What is the concept of impairment of long-lived assets in accounting?

by josie_rohan , in category: Taxation and Accounting , 9 months ago

What is the concept of impairment of long-lived assets in accounting?

Facebook Twitter LinkedIn Telegram Whatsapp

1 answer

Member

by olen , 9 months ago

@josie_rohan 

Impairment of long-lived assets refers to the reduction in the value of an asset when its carrying amount exceeds its recoverable amount. In accounting, long-lived assets, also called non-current assets, include property, plant, and equipment, intangible assets, and goodwill.


The concept of impairment recognizes that long-lived assets may not generate the expected future cash flows due to various factors such as technological changes, changes in market conditions, legal changes, or poor asset performance. When the carrying value of an asset is no longer recoverable or cannot be justified, impairment needs to be recognized in the financial statements.

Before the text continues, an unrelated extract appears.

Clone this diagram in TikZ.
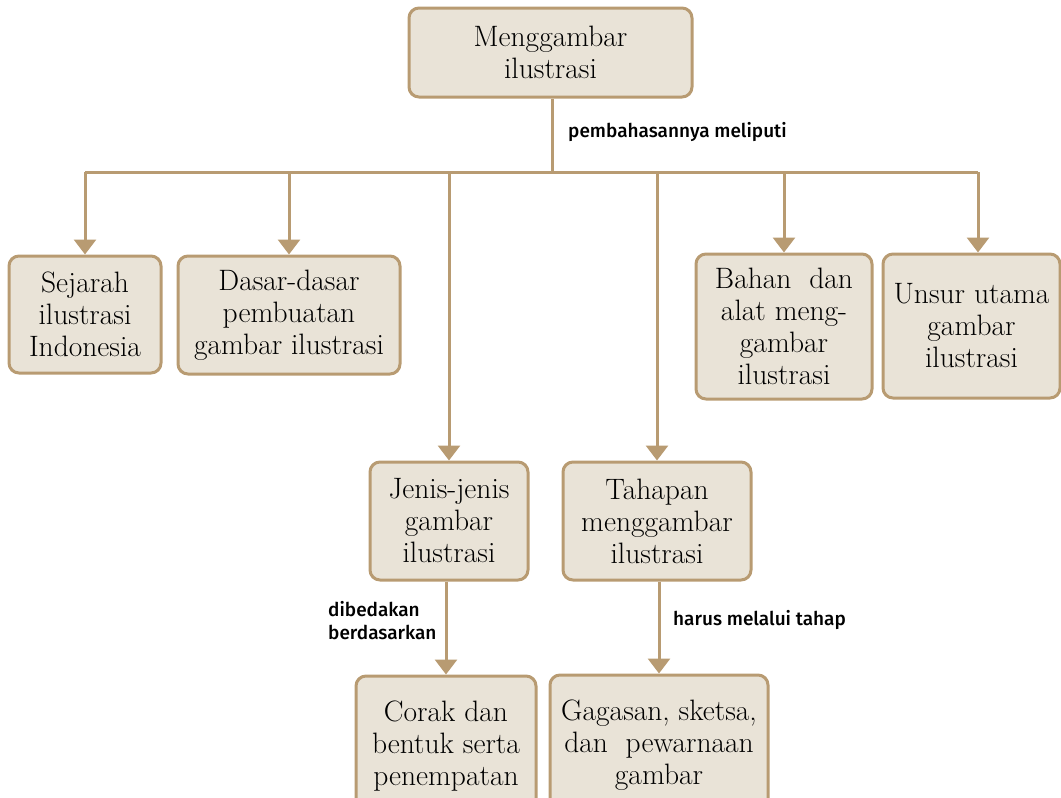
\documentclass[tikz,border=0pt]{standalone}
\usepackage{fontspec}
\setsansfont{Fira Sans}[UprightFont=* Medium]
\usetikzlibrary{arrows.meta}
\definecolor{tan}{HTML}{B89B72}
\definecolor{paper}{HTML}{E9E3D7}
\tikzset{%
	box/.style = {draw=tan,fill=paper,line width=3pt,rounded corners=10pt,align=center,inner sep=0pt,font=\fontsize{29.5}{32}\selectfont},
	link/.style = {draw=tan,line width=3pt},
	drop/.style = {link,-{Triangle[width=22pt,length=15pt]},color=tan},
	note/.style = {font=\sffamily\fontsize{19}{23}\selectfont,align=left,anchor=west,inner sep=0pt}%
}
\begin{document}
\begin{tikzpicture}[x=1pt,y=-1pt]
		\useasboundingbox (0,0) rectangle (1061,798);
		
		\node(top)[box,minimum width=283pt,minimum height=89pt] at (550.5,52.5){Menggambar\\ilustrasi};
		\node(sej)[box,minimum width=152pt,minimum height=117pt] at (85,314.5){Sejarah\\ilustrasi\\Indonesia};
		\node(dsr)[box,minimum width=222pt,minimum height=118pt] at (289,315){Dasar-dasar\\pembuatan\\gambar ilustrasi};
		\node(bhn)[box,minimum width=176pt,minimum height=145pt] at (784,326.5){Bahan~ dan\\alat meng-\\gambar\\ilustrasi};
		\node(uns)[box,minimum width=177pt,minimum height=144pt] at (971.5,326){Unsur utama\\gambar\\ilustrasi};
		\node(jns)[box,minimum width=158pt,minimum height=118pt] at (449,521){Jenis-jenis\\gambar\\ilustrasi};
		\node(thp)[box,minimum width=188pt,minimum height=118pt] at (657,521){Tahapan\\menggambar\\ilustrasi};
		\node(crk)[box,minimum width=180pt,minimum height=140pt] at (446,746){Corak dan\\bentuk serta\\penempatan};
		\node(ggs)[box,minimum width=218pt,minimum height=140pt] at (659,745){Gagasan, sketsa,\\dan~ pewarnaan\\gambar};
		
		% main branch
		\coordinate(hub) at (552,172);
		\draw[link] (top.south-|hub) -- (hub);
		\draw[link] (85,172) -- (978,172);
		\node[note] at (568,132){pembahasannya meliputi};
		
		\draw[drop] (sej.north|-hub) -- (sej.north);
		\draw[drop] (dsr.north|-hub) -- (dsr.north);
		\draw[drop] (jns.north|-hub) -- (jns.north);
		\draw[drop] (thp.north|-hub) -- (thp.north);
		\draw[drop] (bhn.north|-hub) -- (bhn.north);
		\draw[drop] ([xshift=6.5pt]uns.north|-hub) -- ([xshift=6.5pt]uns.north);
		
		% lower branches
		\draw[drop] (jns.south-|crk.north) -- (crk.north);
		\node[note] at (328,621){dibedakan\\berdasarkan};
		\draw[drop] (thp.south-|ggs.north) -- (ggs.north);
		\node[note] at (673,620){harus melalui tahap};
\end{tikzpicture}
\end{document}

To test for impairment, an entity compares the carrying amount of the asset with its recoverable amount. The recoverable amount is the higher of an asset's fair value less costs of disposal (market value) and its value in use (the present value of expected future cash flows generated by the asset). If the carrying amount is higher than the recoverable amount, an impairment loss is recognized.


Once impairment is recognized, the carrying amount of the asset is reduced to its recoverable amount, and the impairment loss is recognized as an expense in the income statement. This reduces the asset's value on the balance sheet and can have a negative impact on the entity's profitability, financial ratios, and overall financial position.


Impairment testing is typically done annually, but if any events or changes in circumstances indicate a potential impairment, testing should be performed more frequently. Regular impairment assessments ensure that the values of long-lived assets are fairly stated and reflect their current economic value.